Reeling them in
The Autumn term is finally over, the open days are complete and (hopefully) applications are looking healthy, both in number and calibre of students. Carolyn Reed explains how you can sharpen up your act for future promotions to parents
Financial uncertainty means that more schools are adopting an increasingly professional approach to marketing and sales, so you have to work just that bit harder. After all, you know the competition is tough.
Reflect on your open days from a few weeks ago and ask some searching questions:
• how well did they go compared to recent years? What feedback did you get from parents?
• do you know which parts were successful and which weren’t?
• how did you compare to your rivals?
• were staff communicating the right messages?
• did the tour guides manage to fit everything in and get back in time for refreshments?
• did the displays in the science block go with a bang or were they more of a damp squib? and
• did any superb candidates slip through the net because no one took their details?
More importantly, was there anything else you could have done to ensure families went home feeling both welcomed and inspired to make an application, ultimately choosing you over the competition?
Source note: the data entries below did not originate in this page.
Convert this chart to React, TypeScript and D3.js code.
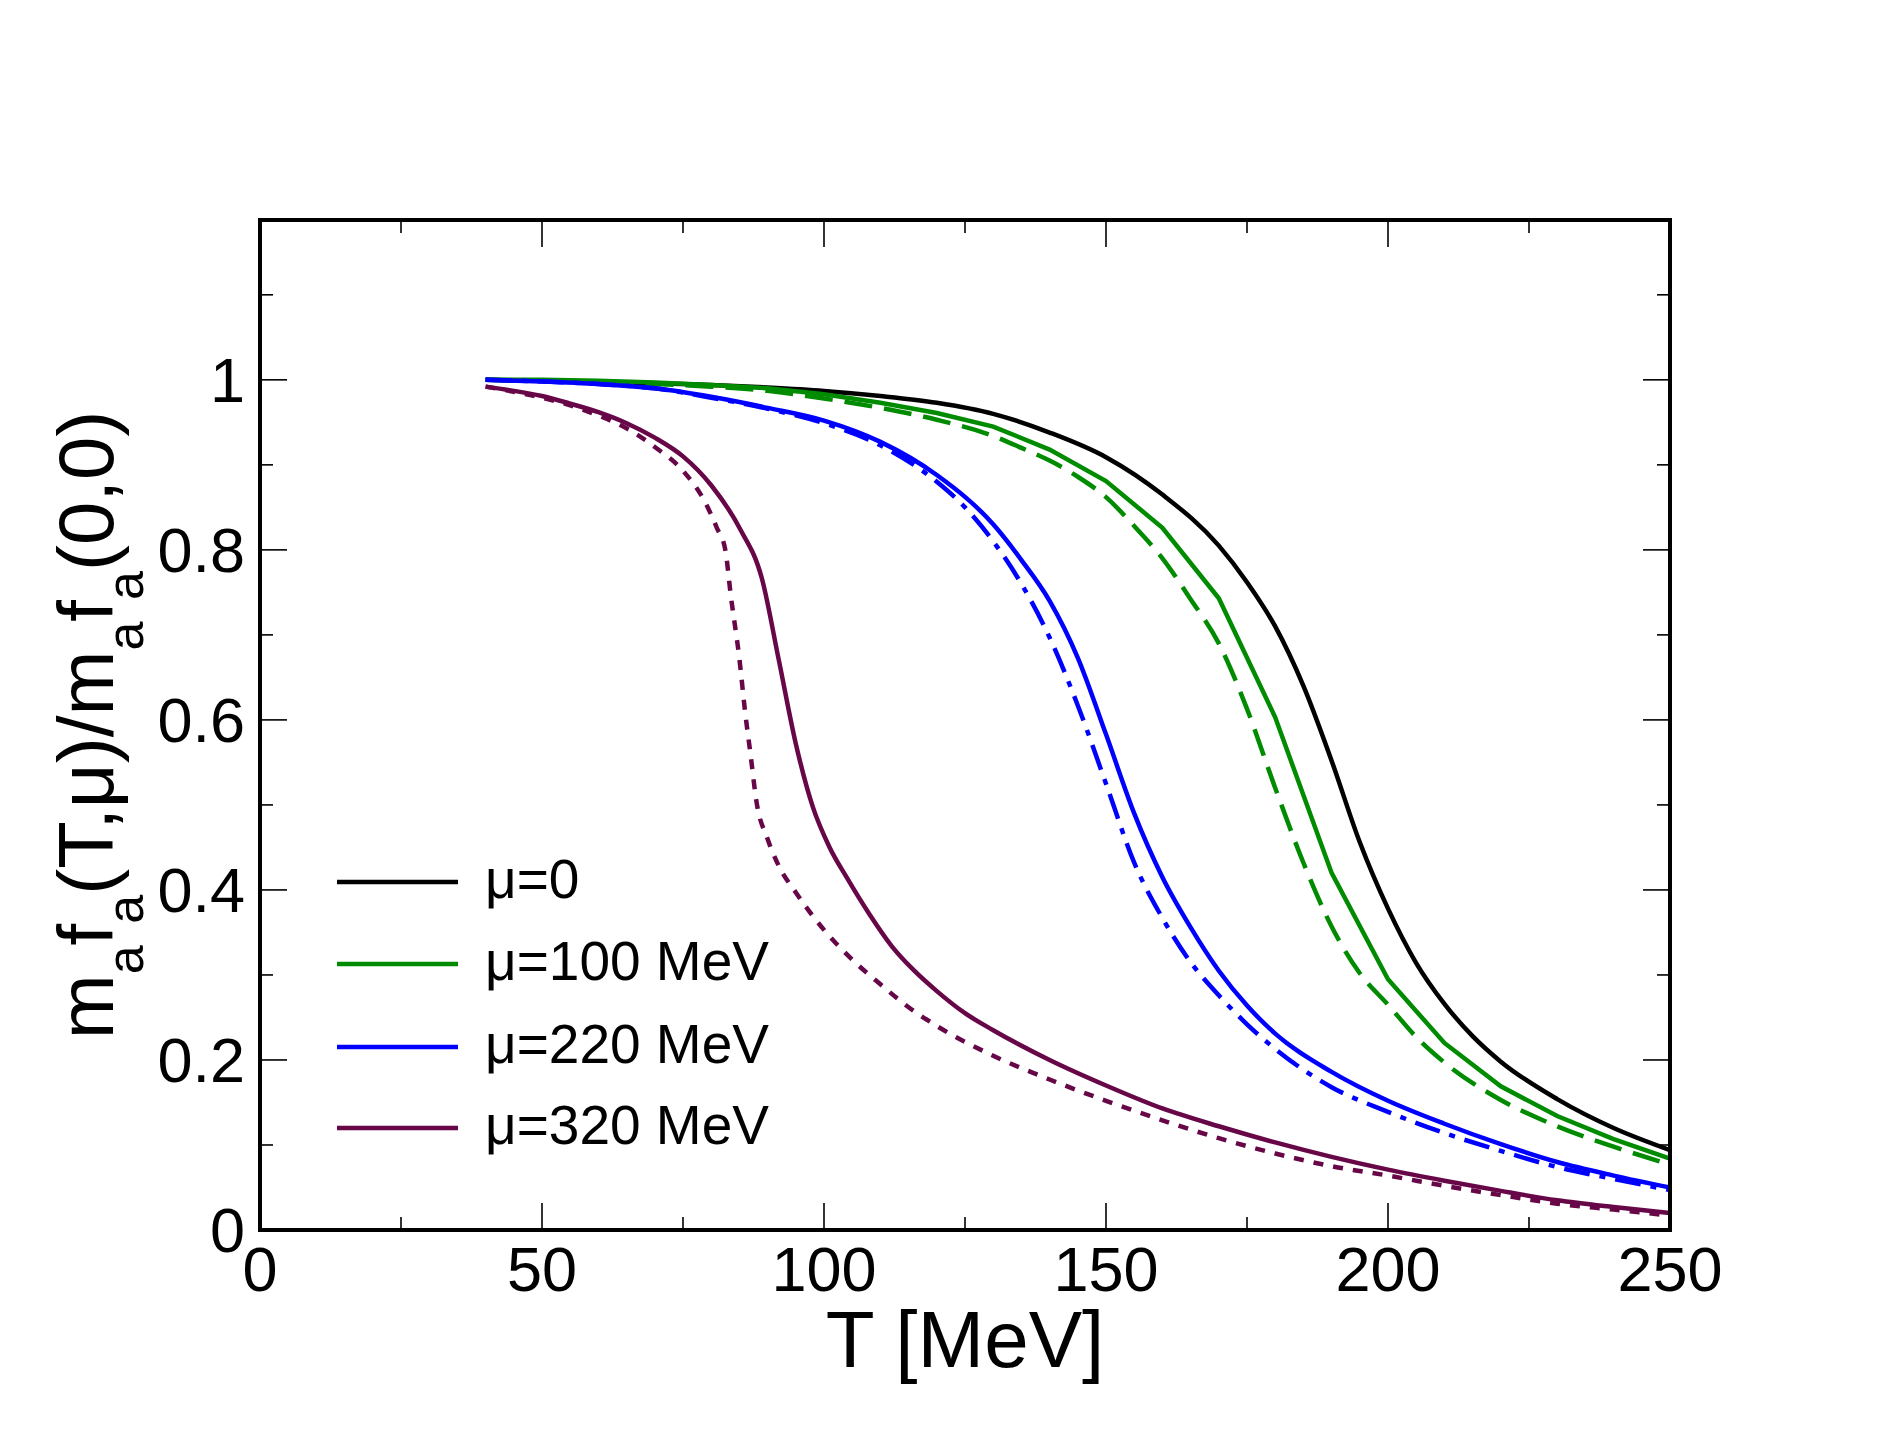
import React, { useEffect, useRef } from "react";
import * as d3 from "d3";

// temperatures [MeV] and ratios
const tMu0 = [40, 50, 60, 70, 80, 90, 100, 110, 120, 130, 140, 150, 160, 170, 175, 180, 185, 190, 195, 200, 205, 210, 215, 220, 230, 240, 250];
const rMu0 = [1.0, 0.999, 0.998, 0.996, 0.994, 0.991, 0.987, 0.981, 0.973, 0.96, 0.938, 0.909, 0.865, 0.805, 0.762, 0.71, 0.64, 0.552, 0.456, 0.378, 0.314, 0.266, 0.228, 0.198, 0.154, 0.12, 0.094];

const tMu100 = [40, 50, 60, 70, 80, 90, 100, 110, 120, 130, 140, 150, 160, 170, 180, 190, 200, 210, 220, 230, 240, 250];
const rMu100 = [1.0, 1.0, 0.999, 0.997, 0.994, 0.99, 0.983, 0.973, 0.961, 0.945, 0.918, 0.881, 0.826, 0.743, 0.603, 0.42, 0.295, 0.22, 0.169, 0.134, 0.107, 0.084];

const tMu100b = [40, 50, 60, 70, 80, 90, 100, 110, 120, 130, 135, 140, 145, 150, 155, 160, 165, 170, 175, 180, 185, 190, 195, 200, 205, 210, 220, 230, 240, 250];
const rMu100b = [1.0, 0.999, 0.997, 0.995, 0.992, 0.987, 0.978, 0.967, 0.953, 0.934, 0.92, 0.905, 0.886, 0.862, 0.828, 0.79, 0.742, 0.69, 0.613, 0.52, 0.432, 0.357, 0.302, 0.265, 0.227, 0.197, 0.153, 0.122, 0.098, 0.077];

const tMu220 = [40, 50, 60, 70, 80, 90, 100, 110, 120, 130, 135, 140, 145, 150, 155, 160, 165, 170, 175, 180, 190, 200, 210, 220, 230, 240, 250];
const rMu220 = [1.0, 0.998, 0.995, 0.99, 0.98, 0.967, 0.952, 0.927, 0.888, 0.83, 0.788, 0.74, 0.673, 0.583, 0.49, 0.415, 0.356, 0.305, 0.264, 0.231, 0.186, 0.152, 0.125, 0.101, 0.08, 0.064, 0.05];

const tMu220b = [40, 50, 60, 70, 80, 90, 100, 110, 120, 125, 130, 135, 140, 145, 150, 155, 160, 165, 170, 175, 180, 190, 200, 210, 220, 230, 240, 250];
const rMu220b = [1.0, 0.998, 0.995, 0.99, 0.979, 0.966, 0.949, 0.923, 0.88, 0.85, 0.81, 0.76, 0.697, 0.617, 0.525, 0.432, 0.367, 0.315, 0.276, 0.242, 0.213, 0.168, 0.139, 0.114, 0.093, 0.074, 0.06, 0.047];

const tMu320 = [40, 45, 50, 55, 60, 65, 70, 75, 80, 85, 89, 92, 95, 98, 101, 104, 108, 112, 116, 120, 125, 130, 140, 150, 160, 170, 180, 190, 200, 210, 220, 230, 240, 250];
const rMu320 = [0.992, 0.987, 0.981, 0.972, 0.962, 0.949, 0.932, 0.91, 0.876, 0.826, 0.766, 0.67, 0.572, 0.498, 0.45, 0.415, 0.372, 0.334, 0.305, 0.281, 0.255, 0.235, 0.2, 0.17, 0.143, 0.122, 0.103, 0.086, 0.071, 0.058, 0.046, 0.035, 0.027, 0.02];

const tMu320b = [40, 45, 50, 55, 60, 65, 70, 75, 79, 81, 82.5, 83.5, 85, 86, 87, 88, 90, 92, 95, 100, 105, 110, 115, 120, 130, 140, 150, 160, 170, 180, 190, 200, 210, 220, 230, 240, 250];
const rMu320b = [0.992, 0.986, 0.979, 0.97, 0.958, 0.943, 0.921, 0.893, 0.855, 0.826, 0.8, 0.745, 0.672, 0.61, 0.558, 0.505, 0.46, 0.428, 0.397, 0.353, 0.318, 0.289, 0.262, 0.24, 0.205, 0.177, 0.152, 0.129, 0.108, 0.09, 0.075, 0.064, 0.052, 0.041, 0.031, 0.024, 0.017];

const legendLabels = ["μ=0", "μ=100 MeV", "μ=220 MeV", "μ=320 MeV"];
const xTicks = [0, 50, 100, 150, 200, 250];
const xMinor = [25, 75, 125, 175, 225];
const yTicks = [0, 0.2, 0.4, 0.6, 0.8, 1];
const yMinor = [0.1, 0.3, 0.5, 0.7, 0.9, 1.1];

const BLACK = "#000000";
const GREEN = "#008b00";
const BLUE = "#0000ff";
const MAROON = "#670748";

const FONT = "'Liberation Sans', Arial, Helvetica, sans-serif";

export default function App() {
	const ref = useRef(null);

	useEffect(() => {
		const W = 1878;
		const H = 1451;
		const left = 260;
		const right = 1670;
		const top = 220;
		const bottom = 1230;

		const root = d3.select(ref.current);
		root.selectAll("*").remove();

		const svg = root
			.append("svg")
			.attr("width", W)
			.attr("height", H)
			.style("position", "absolute")
			.style("left", "0px")
			.style("top", "0px")
			.style("background", "#fff");

		const x = d3.scaleLinear().domain([0, 250]).range([left, right]);
		const y = d3.scaleLinear().domain([0, 1.188]).range([bottom, top]);

		const clipId = "plotclip";
		svg
			.append("clipPath")
			.attr("id", clipId)
			.append("rect")
			.attr("x", left)
			.attr("y", top)
			.attr("width", right - left)
			.attr("height", bottom - top);

		// curves
		const series = [
			{ t: tMu0, r: rMu0, color: BLACK, dash: null, curve: d3.curveMonotoneX },
			{ t: tMu100b, r: rMu100b, color: GREEN, dash: "28 12", curve: d3.curveMonotoneX },
			{ t: tMu100, r: rMu100, color: GREEN, dash: null, curve: d3.curveLinear },
			{ t: tMu220b, r: rMu220b, color: BLUE, dash: "26 10 6 10", curve: d3.curveMonotoneX },
			{ t: tMu220, r: rMu220, color: BLUE, dash: null, curve: d3.curveMonotoneX },
			{ t: tMu320b, r: rMu320b, color: MAROON, dash: "10 10", curve: d3.curveMonotoneX },
			{ t: tMu320, r: rMu320, color: MAROON, dash: null, curve: d3.curveMonotoneX },
		];

		const g = svg.append("g").attr("clip-path", `url(#${clipId})`);
		series.forEach((s) => {
			const pts = s.t.map((t, i) => [t, s.r[i]]);
			const line = d3
				.line()
				.x((d) => x(d[0]))
				.y((d) => y(d[1]))
				.curve(s.curve);
			g.append("path")
				.attr("d", line(pts))
				.attr("fill", "none")
				.attr("stroke", s.color)
				.attr("stroke-width", 4.5)
				.attr("stroke-dasharray", s.dash);
		});

		// ticks on all four sides, pointing inwards
		const ticks = svg.append("g").attr("stroke", "#000").attr("stroke-width", 1.6);
		const major = 27;
		const minor = 13;
		xTicks.concat(xMinor).forEach((v) => {
			const len = xTicks.includes(v) ? major : minor;
			ticks.append("line").attr("x1", x(v)).attr("x2", x(v)).attr("y1", bottom).attr("y2", bottom - len);
			ticks.append("line").attr("x1", x(v)).attr("x2", x(v)).attr("y1", top).attr("y2", top + len);
		});
		yTicks.concat(yMinor).forEach((v) => {
			const len = yTicks.includes(v) ? major : minor;
			ticks.append("line").attr("y1", y(v)).attr("y2", y(v)).attr("x1", left).attr("x2", left + len);
			ticks.append("line").attr("y1", y(v)).attr("y2", y(v)).attr("x1", right).attr("x2", right - len);
		});

		// frame
		svg
			.append("rect")
			.attr("x", left)
			.attr("y", top)
			.attr("width", right - left)
			.attr("height", bottom - top)
			.attr("fill", "none")
			.attr("stroke", "#000")
			.attr("stroke-width", 4);

		// tick labels
		svg
			.append("g")
			.selectAll("text")
			.data(xTicks)
			.enter()
			.append("text")
			.attr("x", (d) => x(d))
			.attr("y", 1291)
			.attr("text-anchor", "middle")
			.attr("font-family", FONT)
			.attr("font-size", 63)
			.text((d) => d3.format("d")(d));

		svg
			.append("g")
			.selectAll("text")
			.data(yTicks)
			.enter()
			.append("text")
			.attr("x", 245)
			.attr("y", (d) => y(d) + 22)
			.attr("text-anchor", "end")
			.attr("font-family", FONT)
			.attr("font-size", 63)
			.text((d) => (d === 0 || d === 1 ? String(d) : d3.format(".1f")(d)));

		// axis titles
		svg
			.append("text")
			.attr("x", (left + right) / 2)
			.attr("y", 1367)
			.attr("text-anchor", "middle")
			.attr("font-family", FONT)
			.attr("font-size", 80)
			.text("T [MeV]");

		const yl = svg
			.append("text")
			.attr("transform", `translate(113, ${(top + bottom) / 2}) rotate(-90)`)
			.attr("text-anchor", "middle")
			.attr("font-family", FONT)
			.attr("font-size", 78);
		const parts = [
			["m", false], ["a", true], ["f", false], ["a", true], ["(T,μ)/m", false],
			["a", true], ["f", false], ["a", true], ["(0,0)", false],
		];
		let sub = false;
		parts.forEach(([txt, isSub]) => {
			const ts = yl.append("tspan").text(txt as string);
			if (isSub && !sub) ts.attr("dy", 30).attr("font-size", 52);
			else if (isSub) ts.attr("font-size", 52);
			if (!isSub && sub) ts.attr("dy", -30);
			sub = isSub as boolean;
		});

		// legend
		const legendColors = [BLACK, GREEN, BLUE, MAROON];
		const legendY = [882, 964, 1047, 1128];
		const lg = svg.append("g");
		legendLabels.forEach((label, i) => {
			lg.append("line")
				.attr("x1", 337)
				.attr("x2", 458)
				.attr("y1", legendY[i])
				.attr("y2", legendY[i])
				.attr("stroke", legendColors[i])
				.attr("stroke-width", 4.5);
			lg.append("text")
				.attr("x", 485)
				.attr("y", legendY[i] + 16)
				.attr("font-family", FONT)
				.attr("font-size", 55)
				.text(label);
		});
	}, []);

	return <div ref={ref} />;
}
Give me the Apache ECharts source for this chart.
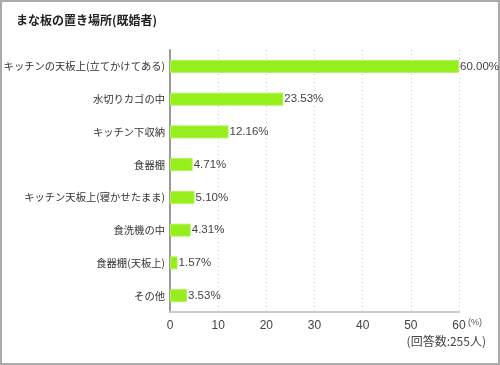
<!DOCTYPE html>
<html><head><meta charset="utf-8">
<script src="https://cdn.jsdelivr.net/npm/echarts@6/dist/echarts.min.js"></script>
<style>html,body{margin:0;padding:0;background:#fff}#c{width:500px;height:365px}</style>
</head><body><div id="c"></div>
<script>
const categories = ["キッチンの天板上(立てかけてある)","水切りカゴの中","キッチン下収納","食器棚","キッチン天板上(寝かせたまま)","食洗機の中","食器棚(天板上)","その他"];
const values = [60.00, 23.53, 12.16, 4.71, 5.10, 4.31, 1.57, 3.53];
const xTicks = [0, 10, 20, 30, 40, 50, 60];
const title = "まな板の置き場所(既婚者)";
const note = "(回答数:255人)";
const unit = "(%)";

const chart = echarts.init(document.getElementById('c'), null, {renderer:'canvas'});
const FONT = '"Noto Sans CJK JP", "Liberation Sans", sans-serif';
chart.setOption({
  animation:false,
  textStyle:{fontFamily:FONT},
  title:{text:title,left:11,top:9,textStyle:{fontSize:12,fontWeight:'bold',color:'#222',fontFamily:FONT}},
  grid:{left:170,right:41,top:50,bottom:53,containLabel:false,outerBoundsMode:'none'},
  xAxis:{type:'value',min:0,max:60,interval:10,
    axisLine:{show:true,lineStyle:{color:'#ccc',width:2}},
    axisTick:{show:false},
    axisLabel:{color:'#444',fontSize:12,margin:8,fontFamily:'"Liberation Sans", sans-serif',
      formatter:v=>xTicks.includes(v)?String(v):''},
    splitLine:{show:true,lineStyle:{color:'#ccc',type:[1,3],width:1}}
  },
  yAxis:{type:'category',inverse:true,data:categories,
    axisLine:{show:true,lineStyle:{color:'#999',width:2}},
    axisTick:{show:false},
    axisLabel:{color:'#333',fontSize:10.3,margin:5,fontFamily:FONT}
  },
  series:[{type:'bar',data:values,barWidth:13,
    itemStyle:{color:'#96ee1c',borderColor:'#b4f25a',borderWidth:1},
    label:{show:true,position:'right',distance:1,color:'#444',fontSize:11.5,
      fontFamily:'"Liberation Sans", sans-serif',
      formatter:p=>p.value.toFixed(2)+'%'}
  }],
  graphic:[
    {type:'rect',shape:{x:1,y:1,width:498,height:363},style:{fill:'none',stroke:'#aaa',lineWidth:2},silent:true,z:-1},
    {type:'text',left:468,top:318,style:{text:unit,fontSize:9,fill:'#555',fontFamily:'"Liberation Sans", sans-serif'}},
    {type:'text',right:14,top:335,style:{text:note,fontSize:12,fill:'#444',fontFamily:FONT}}
  ]
});
</script></body></html>
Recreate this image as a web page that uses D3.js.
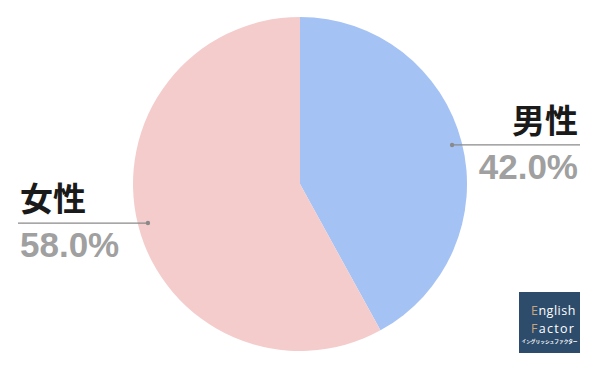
<!DOCTYPE html>
<html>
<head>
<meta charset="utf-8">
<script src="https://cdn.jsdelivr.net/npm/d3@7"></script>
<style>
body { margin: 0; background: #fff; }
svg { display: block; }
</style>
</head>
<body>
<div id="chart"></div>
<script>
// données du graphique
var categories = ["男性", "女性"];
var values = [42.0, 58.0];
var colors = ["#a4c2f4", "#f4cccc"];
var pctLabels = ["42.0%", "58.0%"];

var width = 600
var height = 371
var cx = 300
var cy = 184
var radius = 167

var svg = d3.select("#chart").append("svg")
	.attr("width", width)
	.attr("height", height);

var data = categories.map(function (c, i) {
	return {name: c, value: values[i], color: colors[i], pct: pctLabels[i]};
});

var pie = d3.pie()
	.sort(null)
	.value(d => d.value);

var arcGen = d3.arc()
	.innerRadius(0)
	.outerRadius(radius);

var slices = pie(data);

var g = svg.append("g")
	.attr("transform", "translate(" + cx + "," + cy + ")");

g.selectAll("path")
	.data(slices)
	.enter()
	.append("path")
	.attr("d", arcGen)
	.attr("fill", d => d.data.color);

// étiquettes avec trait
var labels = svg.append("g");

slices.forEach(function (d) {
	var mid = (d.startAngle + d.endAngle) / 2;
	var p = d3.pointRadial(mid, 157);
	var x0 = cx + p[0], y0 = cy + p[1];
	var right = p[0] > 0;
	var xEnd = right ? 580 : 18;
	var xText = right ? 578 : 20;
	var anchor = right ? "end" : "start";

	labels.append("line")
		.attr("x1", x0).attr("y1", y0)
		.attr("x2", xEnd).attr("y2", y0)
		.attr("stroke", "#8a8a8a")
		.attr("stroke-width", 1.2);

	labels.append("circle")
		.attr("cx", x0).attr("cy", y0)
		.attr("r", 2.2)
		.attr("fill", "#8a8a8a");

	labels.append("text")
		.attr("x", xText)
		.attr("y", y0 - 12)
		.attr("text-anchor", anchor)
		.attr("font-family", "'Noto Sans CJK JP', sans-serif")
		.attr("font-weight", "bold")
		.attr("font-size", "33px")
		.attr("fill", "#1a1a1a")
		.text(d.data.name);

	labels.append("text")
		.attr("x", xText)
		.attr("y", y0 + 34)
		.attr("text-anchor", anchor)
		.attr("font-family", "'Liberation Sans', Arial, sans-serif")
		.attr("font-weight", "bold")
		.attr("font-size", "35px")
		.attr("fill", "#a0a0a0")
		.text(d.data.pct);
});

// logo
var logo = svg.append("g").attr("transform", "translate(519,292)");
logo.append("rect")
	.attr("width", 61).attr("height", 61)
	.attr("fill", "#2d4c6c");

var t1 = logo.append("text")
	.attr("x", 12).attr("y", 23)
	.attr("font-family", "'Open Sans', sans-serif")
	.attr("font-size", "12.5px")
	.attr("letter-spacing", "0.5px")
	.attr("fill", "#ffffff");
t1.append("tspan").attr("fill", "#c9a57a").text("E");
t1.append("tspan").text("nglish");

var t2 = logo.append("text")
	.attr("x", 12).attr("y", 41)
	.attr("font-family", "'Open Sans', sans-serif")
	.attr("font-size", "12.5px")
	.attr("letter-spacing", "1.3px")
	.attr("fill", "#ffffff");
t2.append("tspan").attr("fill", "#c9a57a").text("F");
t2.append("tspan").text("actor");

logo.append("text")
	.attr("x", 30.5).attr("y", 51)
	.attr("text-anchor", "middle")
	.attr("font-family", "'Noto Sans CJK JP', sans-serif")
	.attr("font-size", "4.7px")
	.attr("font-weight", "bold")
	.attr("fill", "#ffffff")
	.text("イングリッシュファクター");
</script>
</body>
</html>
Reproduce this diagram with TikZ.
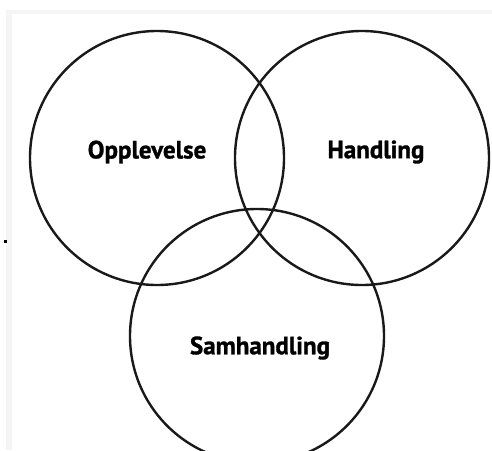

The most effective way of getting answers to these questions is to commission an open day audit (ODA). This is a school version of retail mystery shopping, only better. Whereas a mystery shopper will report on one isolated experience, a good ODA will assess the effectiveness of all the key aspects of your event and benchmark it against best practice and, better still, the competition.
The open day auditor, assuming the identity of a prospective parent, will go through all the actions of looking for a school for their child, to give you an independent, objective and informed view of your event.
It goes in three stages:
1 Contacting the school via website/email and telephone enquiry.
2 Visiting the open day and completing a thorough tour, marking it on a range of key performance indicators (covering everything from how friendly and helpful the receptionist is, through to the content and style of the head’s talk).
3 Debriefing your team on the results: what worked well, what needs attention and creating an action plan with suggestions for improvements.
The results should be fed back to you a few days after the event, while it’s still fresh in everyone’s minds.
A few tips
To get the best value from an ODA, provide as much information as you can in advance:
• give a clear idea of the overall message your school should be communicating, so the auditor can judge how effectively that is being done;
• inform them about any special issues or problems you’re experiencing so that they can look out for pointers why this may be happening. These can vary from why top academic students often don’t take up a place even though they’ve been offered a valuable scholarship down to whether the signage is located in the best place; and
• list your closest competitors. The auditor can bring them up in conversation while touring the school to get other parents’ (and children’s) perceptions of them.
Making these preparations will also force you and your staff to formalise the key messages you’d like parents to see and hear.
It’s surprising how many teachers, when representing their school on an open day, cannot say what makes their school special. If they’re confused, just imagine how the parents will feel.